# What you are asked to do:
Transcribe the material in full. Nothing should differ except that the pictures are left out.

# Data excerpt:

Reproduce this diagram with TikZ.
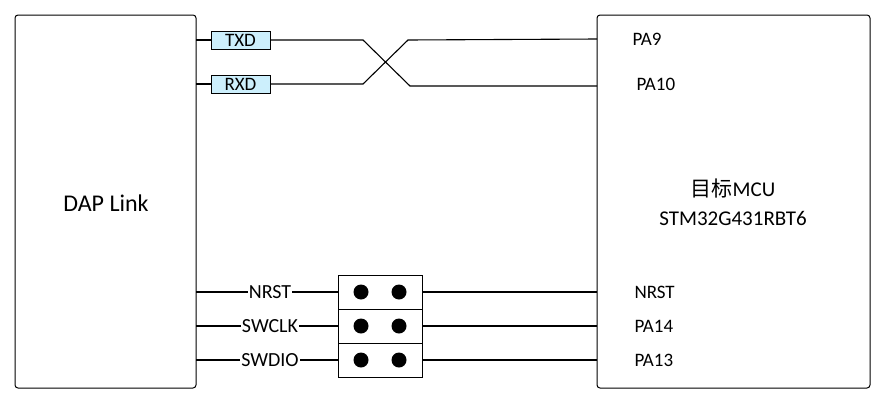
\documentclass[tikz,border=0pt]{standalone}
\usepackage{fontspec}
\setmainfont{Carlito}
\newfontfamily\cjk{Noto Sans CJK SC}
\begin{document}
\begin{tikzpicture}[x=1pt,y=-1pt,line width=1.1pt,
 blk/.style={draw,rounded corners=3pt,line width=1pt},
 sig/.style={draw,fill=cyan!20,minimum width=59pt,minimum height=18pt,inner sep=0pt,font=\fontsize{19}{19}\selectfont,line width=1pt},
 pin/.style={anchor=west,font=\fontsize{19}{19}\selectfont,inner sep=0pt},
 jl/.style={fill=white,inner sep=1pt,font=\fontsize{20}{20}\selectfont},
 jmp/.style={draw,minimum width=84pt,minimum height=34pt,inner sep=0pt,line width=1pt},
 dot/.style={circle,fill=black,minimum size=15pt,inner sep=0pt}]
\useasboundingbox (0,0) rectangle (889,402);
\draw[blk] (15,15) rectangle (196,388);
\draw[blk] (597,15) rectangle (870,388);
\node[font=\fontsize{24}{24}\selectfont] (dap) at (106,203) {DAP Link};
\node[align=center,font=\fontsize{21}{29}\selectfont] (mcu) at (733,202) {{\cjk 目标}MCU\\STM32G431RBT6};
\coordinate (L1) at (196,40); \coordinate (L2) at (196,84);
\node[sig] (txd) at (240.5,40) {TXD};
\node[sig] (rxd) at (240.5,84) {RXD};
\draw (L1) -- (txd.west); \draw (L2) -- (rxd.west);
\coordinate (R1) at (597,39); \coordinate (R2) at (597,86);
\draw (txd.east) -- (363,40) -- (410,86) -- (R2);
\draw (rxd.east) -- (363,84) -- (408,40) -- (R1);
\node[pin] (pa9) at (632,39) {PA9};
\node[pin] (pa10) at (636,84) {PA10};
\foreach \y/\n/\lab/\pl in {292/a/NRST/NRST,326/b/SWCLK/PA14,360/c/SWDIO/PA13}{
 \node[jmp] (j\n) at (380,\y) {};
 \node[dot] at (361,\y) {};
 \node[dot] at (399,\y) {};
 \coordinate (l\n) at (196,\y);
 \coordinate (r\n) at (597,\y);
 \draw (l\n) -- (j\n.west);
 \draw (j\n.east) -- (r\n);
 \node[jl] (t\n) at (270,\y) {\lab};
 \node[pin] (p\n) at (634,\y) {\pl};
}
\end{tikzpicture}
\end{document}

# Task solution:
Reproduce this diagram with TikZ.
\documentclass[tikz,border=0pt]{standalone}
\usepackage{fontspec}
\setmainfont{Carlito}
\newfontfamily\cjk{Noto Sans CJK SC}
\begin{document}
\begin{tikzpicture}[x=1pt,y=-1pt,line width=1.1pt,
 blk/.style={draw,rounded corners=3pt,line width=1pt},
 sig/.style={draw,fill=cyan!20,minimum width=59pt,minimum height=18pt,inner sep=0pt,font=\fontsize{19}{19}\selectfont,line width=1pt},
 pin/.style={anchor=west,font=\fontsize{19}{19}\selectfont,inner sep=0pt},
 jl/.style={fill=white,inner sep=1pt,font=\fontsize{20}{20}\selectfont},
 jmp/.style={draw,minimum width=84pt,minimum height=34pt,inner sep=0pt,line width=1pt},
 dot/.style={circle,fill=black,minimum size=15pt,inner sep=0pt}]
\useasboundingbox (0,0) rectangle (889,402);
\draw[blk] (15,15) rectangle (196,388);
\draw[blk] (597,15) rectangle (870,388);
\node[font=\fontsize{24}{24}\selectfont] (dap) at (106,203) {DAP Link};
\node[align=center,font=\fontsize{21}{29}\selectfont] (mcu) at (733,202) {{\cjk 目标}MCU\\STM32G431RBT6};
\coordinate (L1) at (196,40); \coordinate (L2) at (196,84);
\node[sig] (txd) at (240.5,40) {TXD};
\node[sig] (rxd) at (240.5,84) {RXD};
\draw (L1) -- (txd.west); \draw (L2) -- (rxd.west);
\coordinate (R1) at (597,39); \coordinate (R2) at (597,86);
\draw (txd.east) -- (363,40) -- (410,86) -- (R2);
\draw (rxd.east) -- (363,84) -- (408,40) -- (R1);
\node[pin] (pa9) at (632,39) {PA9};
\node[pin] (pa10) at (636,84) {PA10};
\foreach \y/\n/\lab/\pl in {292/a/NRST/NRST,326/b/SWCLK/PA14,360/c/SWDIO/PA13}{
 \node[jmp] (j\n) at (380,\y) {};
 \node[dot] at (361,\y) {};
 \node[dot] at (399,\y) {};
 \coordinate (l\n) at (196,\y);
 \coordinate (r\n) at (597,\y);
 \draw (l\n) -- (j\n.west);
 \draw (j\n.east) -- (r\n);
 \node[jl] (t\n) at (270,\y) {\lab};
 \node[pin] (p\n) at (634,\y) {\pl};
}
\end{tikzpicture}
\end{document}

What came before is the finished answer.